This complex epistolary first novel has a profound mystery but no murder. John Ordway, a successful painter of the nude, and girlfriend Jamie escape the hassles of New York and settle in rural Delphi, Iowa (fictional, but near Decorah, where the author teaches at Luther College), but Jamie flees, feeling stifled. Soon enough, John finds himself under small-town scrutiny because of his vocation, institutionalized after a breakdown, and accused of assaulting one of his models, which he can't be totally sure he didn't do. The reader is drawn along by the ambiguity, which is backlit by TV images of the Gulf War. Though Schultz doesn't quite capture the essence of small-town Iowa, the romance toward the end puts another Iowan-Robert James Waller-to shame. Highly recommended, especially for more ambitious fiction readers.-Robert E. Brown, Onondaga Cty. P.L., Syracuse, N.Y.

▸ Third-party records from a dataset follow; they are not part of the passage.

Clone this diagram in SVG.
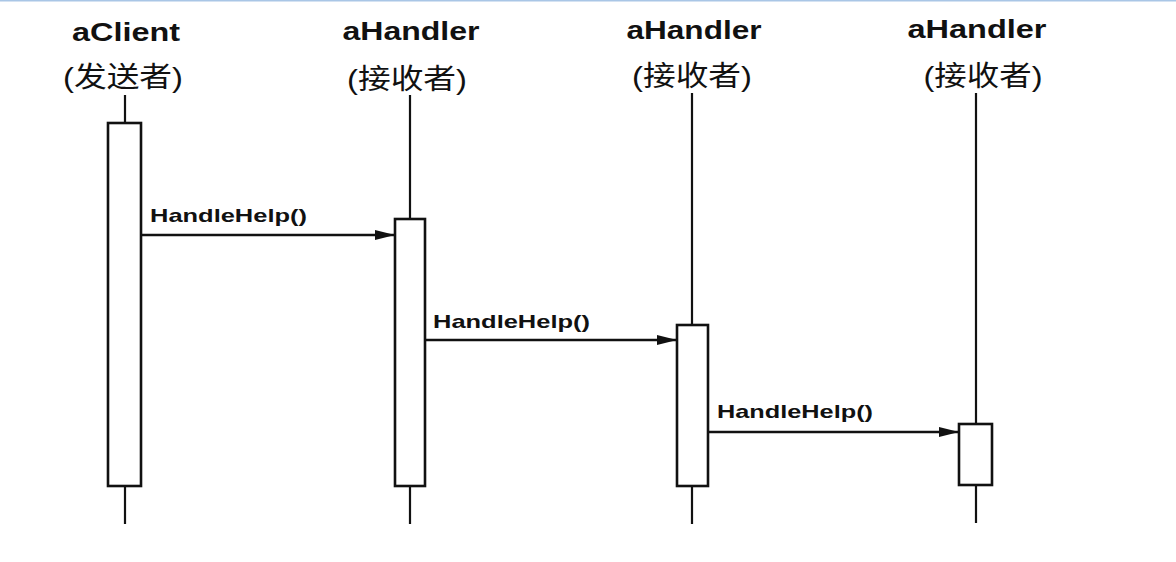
<svg xmlns="http://www.w3.org/2000/svg" width="1176" height="562" viewBox="0 0 1176 562">
<style>
.t{font-family:"Liberation Sans",Arial,sans-serif;font-weight:bold;font-size:26px;fill:#111;text-anchor:middle}
.c{font-family:"Liberation Sans","Noto Sans CJK SC",sans-serif;font-size:28px;fill:#111;text-anchor:middle}
.m{font-family:"Liberation Sans",Arial,sans-serif;font-weight:bold;font-size:19px;fill:#111}
.life{stroke:#111;stroke-width:2.2;fill:none}
.act{stroke:#111;stroke-width:2.6;fill:#fff}
.msg{stroke:#111;stroke-width:2.4;fill:none;marker-end:url(#ah)}
</style>
<defs>
<marker id="ah" markerWidth="20" markerHeight="10" refX="20" refY="5" orient="auto" markerUnits="userSpaceOnUse" viewBox="0 0 20 10">
<path d="M0,0 L20,5 L0,10 Z" fill="#111"/>
</marker>
</defs>
<rect x="0" y="0" width="1176" height="562" fill="#fff"/>
<rect x="0" y="0" width="1176" height="1.5" fill="#a9c6e6"/>
<g id="client">
<text class="t" x="126" y="41" textLength="108" lengthAdjust="spacingAndGlyphs">aClient</text>
<text class="c" x="123" y="87" textLength="120" lengthAdjust="spacingAndGlyphs">(发送者)</text>
<line class="life" x1="125" y1="95" x2="125" y2="524"/>
<rect class="act" x="108" y="123" width="33" height="363"/>
</g>
<g id="handler1">
<text class="t" x="411" y="40" textLength="137" lengthAdjust="spacingAndGlyphs">aHandler</text>
<text class="c" x="407" y="89" textLength="120" lengthAdjust="spacingAndGlyphs">(接收者)</text>
<line class="life" x1="410" y1="95" x2="410" y2="524"/>
<rect class="act" x="395" y="219" width="30" height="267"/>
</g>
<g id="handler2">
<text class="t" x="694" y="39" textLength="135" lengthAdjust="spacingAndGlyphs">aHandler</text>
<text class="c" x="692" y="86" textLength="120" lengthAdjust="spacingAndGlyphs">(接收者)</text>
<line class="life" x1="692" y1="93" x2="692" y2="524"/>
<rect class="act" x="677" y="325" width="31" height="161"/>
</g>
<g id="handler3">
<text class="t" x="977" y="38" textLength="139" lengthAdjust="spacingAndGlyphs">aHandler</text>
<text class="c" x="983" y="86" textLength="119" lengthAdjust="spacingAndGlyphs">(接收者)</text>
<line class="life" x1="976" y1="93" x2="976" y2="523"/>
<rect class="act" x="959" y="424" width="33" height="61"/>
</g>
<g id="connectors">
<line class="msg" x1="142" y1="235" x2="395" y2="235"/>
<text class="m" x="150" y="222" textLength="157" lengthAdjust="spacingAndGlyphs">HandleHelp()</text>
<line class="msg" x1="426" y1="340" x2="677" y2="340"/>
<text class="m" x="433" y="328" textLength="157" lengthAdjust="spacingAndGlyphs">HandleHelp()</text>
<line class="msg" x1="708" y1="432" x2="959" y2="432"/>
<text class="m" x="717" y="418" textLength="156" lengthAdjust="spacingAndGlyphs">HandleHelp()</text>
</g>
</svg>
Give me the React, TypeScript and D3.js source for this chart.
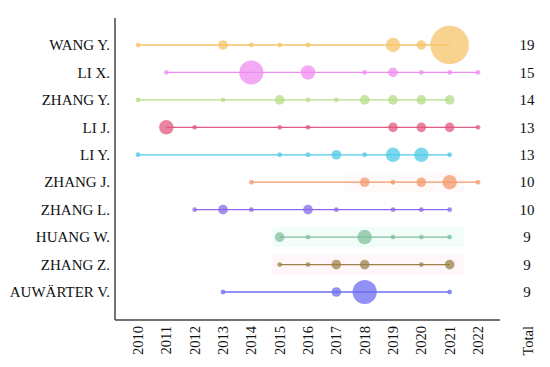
import React from "react";
import * as d3 from "d3";

// authors top to bottom, with their totals
const authors = ["WANG Y.", "LI X.", "ZHANG Y.", "LI J.", "LI Y.", "ZHANG J.", "ZHANG L.", "HUANG W.", "ZHANG Z.", "AUWÄRTER V."];
const totals = [19, 15, 14, 13, 13, 10, 10, 9, 9, 9];
const years = [2010, 2011, 2012, 2013, 2014, 2015, 2016, 2017, 2018, 2019, 2020, 2021, 2022];

// papers per year, one [year, count] list for each author
const wangY = [[2010, 1], [2013, 2], [2014, 1], [2015, 1], [2016, 1], [2019, 3], [2020, 2], [2021, 8]];
const liX = [[2011, 1], [2014, 5], [2016, 3], [2018, 1], [2019, 2], [2020, 1], [2021, 1], [2022, 1]];
const zhangY = [[2010, 1], [2013, 1], [2015, 2], [2016, 1], [2017, 1], [2018, 2], [2019, 2], [2020, 2], [2021, 2]];
const liJ = [[2011, 3], [2012, 1], [2015, 1], [2016, 1], [2019, 2], [2020, 2], [2021, 2], [2022, 1]];
const liY = [[2010, 1], [2015, 1], [2016, 1], [2017, 2], [2018, 1], [2019, 3], [2020, 3], [2021, 1]];
const zhangJ = [[2014, 1], [2018, 2], [2019, 1], [2020, 2], [2021, 3], [2022, 1]];
const zhangL = [[2012, 1], [2013, 2], [2014, 1], [2016, 2], [2017, 1], [2019, 1], [2020, 1], [2021, 1]];
const huangW = [[2015, 2], [2016, 1], [2018, 3], [2019, 1], [2020, 1], [2021, 1]];
const zhangZ = [[2015, 1], [2016, 1], [2017, 2], [2018, 2], [2020, 1], [2021, 2]];
const auwarterV = [[2013, 1], [2017, 2], [2018, 5], [2021, 1]];
const series = [wangY, liX, zhangY, liJ, liY, zhangJ, zhangL, huangW, zhangZ, auwarterV];

const colors = ["#f5c46a", "#f08cf0", "#b5dc88", "#e25a80", "#4fcbe6", "#f39a6c", "#8a6aee", "#7fbf9c", "#9c8248", "#6e6ef2"];

// faint highlight bands behind some rows
const bands = [
  { author: "ZHANG J.", from: 2017.3, to: 2021.5, color: "#fefafa" },
  { author: "HUANG W.", from: 2014.75, to: 2021.5, color: "#f2fdfa" },
  { author: "ZHANG Z.", from: 2014.75, to: 2021.5, color: "#fef6f8" },
];

const width = 550;
const height = 367;
const font = "Liberation Serif, Times New Roman, DejaVu Serif, serif";

export default function App() {
  const x = d3.scaleLinear().domain([2010, 2022]).range([138, 478]);
  const y = d3.scalePoint<string>().domain(authors).range([45, 292]);
  const r = d3.scaleLinear().domain([0, 8]).range([0, 19.3]);

  const axisLeft = 115;
  const axisTop = 18;
  const axisBottom = 320;
  const axisRight = 500;
  const txt = { fontFamily: font, fontSize: 15, fill: "#111" };
  const tickTxt = { fontFamily: font, fontSize: 14.5, fill: "#111" };

  return (
    <div style={{ position: "absolute", left: 0, top: 0 }}>
      <svg width={width} height={height} style={{ display: "block", background: "#fff" }}>
        {bands.map((b) => (
          <rect key={b.author} x={x(b.from)} y={(y(b.author) as number) - 10}
            width={x(b.to) - x(b.from)} height={20} fill={b.color} />
        ))}
        {series.map((pts, i) => {
          const cy = y(authors[i]) as number;
          const ext = d3.extent(pts, (d) => d[0]) as [number, number];
          return (
            <g key={authors[i]}>
              <line x1={x(ext[0])} x2={x(ext[1])} y1={cy} y2={cy} stroke={colors[i]} strokeWidth={1.3} />
              {pts.map((d) => (
                <circle key={d[0]} cx={x(d[0])} cy={cy} r={r(d[1])} fill={colors[i]} fillOpacity={0.75} />
              ))}
              <text x={110} y={cy} dy="0.35em" textAnchor="end" style={txt}>{authors[i]}</text>
              <text x={527} y={cy} dy="0.35em" textAnchor="middle" style={txt}>{totals[i]}</text>
            </g>
          );
        })}
        <line x1={axisLeft} x2={axisLeft} y1={axisTop} y2={axisBottom} stroke="#444" strokeWidth={1.5} />
        <line x1={axisLeft} x2={axisRight} y1={axisBottom} y2={axisBottom} stroke="#444" strokeWidth={1.5} />
        {years.map((yr) => (
          <text key={yr} transform={`translate(${x(yr)},${axisBottom + 6}) rotate(-90)`} dy="0.35em"
            textAnchor="end" style={tickTxt}>{yr}</text>
        ))}
        <text transform={`translate(528,${axisBottom + 6}) rotate(-90)`} dy="0.35em"
          textAnchor="end" style={tickTxt}>Total</text>
      </svg>
    </div>
  );
}
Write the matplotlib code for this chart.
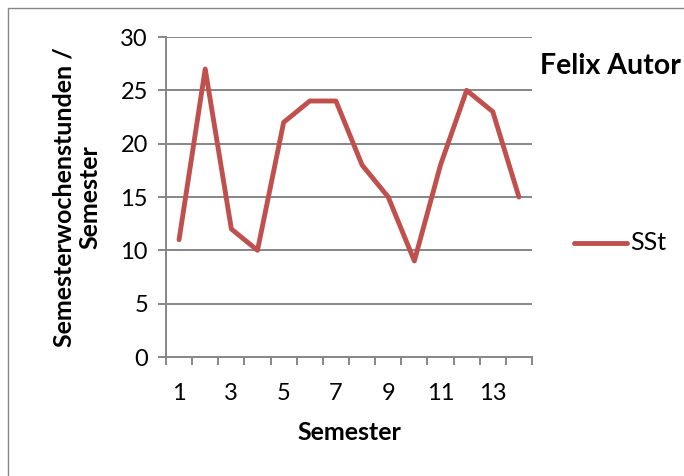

Debut fiction by a prizewinning poet: an epistolary novel that traces the life of a painter dedicated to the female nude whose psychic breakdown leads to accusations of sexual assault.
While John Ordway does paint nudes, most New York critics see him as a conformist, although a female photographer accuses him of painting naked women lounging about simply for the delectation of male buyers. So Ordway and his paramour Jamie, a potter, move to the small town of Delphi, Iowa, to refresh themselves. Jamie misses the excitement of New York, however, and she feels smothered by Ordway's clamped-down, work-directed personality. So she splits for Decorah, a larger town, before heading back to Manhattan. Meanwhile, Ordway places an ad for figure models and hires two: the rather stiff Ellen, a novice painter whose work eventually humbles his own; and Jean, a true lounger, who is pregnant but unmarried. When he was 12, Ordway's sister slashed her wrists while in the bathtub (she was 18 and had cancer), and he discovered the body. After Jamie leaves, this long-suppressed event causes a breakdown and hospitalization. When released, on medication, Ordway gets a job at Earth Day, a recycling plant manned largely by likable losers who stamp cans and bottles into bales. At the same time, Ellen, whom Ordway once upset by sketching her in an overly provocative pose, is attacked in her dark bedroom and nearly raped. Did Ordway do it? He's arrested, charged, and released on bailbut he's uncertain of his innocence, sometimes dreaming that he did commit a rape. As his trial date draws nearer, he falls for his widowed social-worker/analyst Caroline, who's somewhat his senior and, it turns out, his last, best hope.
Painters should enjoy Schultz's attention to the process of painting and to the undertow of feelings that boil up into compositions. Slow pace, light plot, but strong characters rendered in artful pages.